November 4, 2015
Authored by: Bryan Cave Leighton Paisner
On September 10, 2015, a divided Second Circuit appeals court held in Berman v. Neo@Ogilvy LLC, that an employee who reports wrongdoing internally to management is considered a “whistleblower” under the Dodd-Frank Act, thereby strengthening retaliation protections for employee whistleblowers.

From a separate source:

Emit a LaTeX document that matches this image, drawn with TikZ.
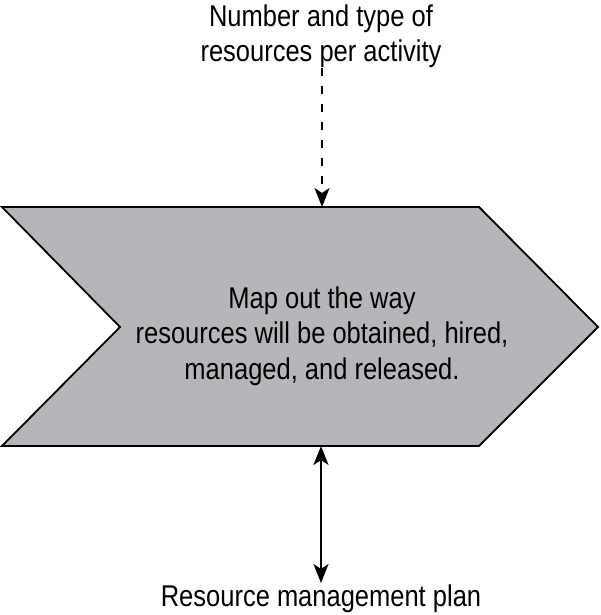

There has been a history of tension between the Dodd-Frank statutory definition of “whistleblower” and the applicability of the Dodd-Frank anti-retaliation provisions to employees who report suspected misconduct internally. The Act defines a “whistleblower” as “any individual who provides…information relating to a violation of the securities laws to the Commission…” However, section 78u-6(h)(1)(A)(iii) of the Act prohibits retaliation against “a whistleblower” who makes disclosures “required or protected” by the Sarbanes-Oxley Act. The U.S. Securities and Exchange Commission’s regulations interpret the term “whistleblower” to include for retaliation purposes employees who report or disclose potential wrongdoing either internally or to the SEC (SEC Rule 21F-2(b)(1)). This has led to a Circuit split among federal courts as to whether or not Dodd-Frank protects against retaliation only if the whistleblower reports the wrongdoing to the SEC, or if its protections also extend to whistleblowers who report misconduct internally to management.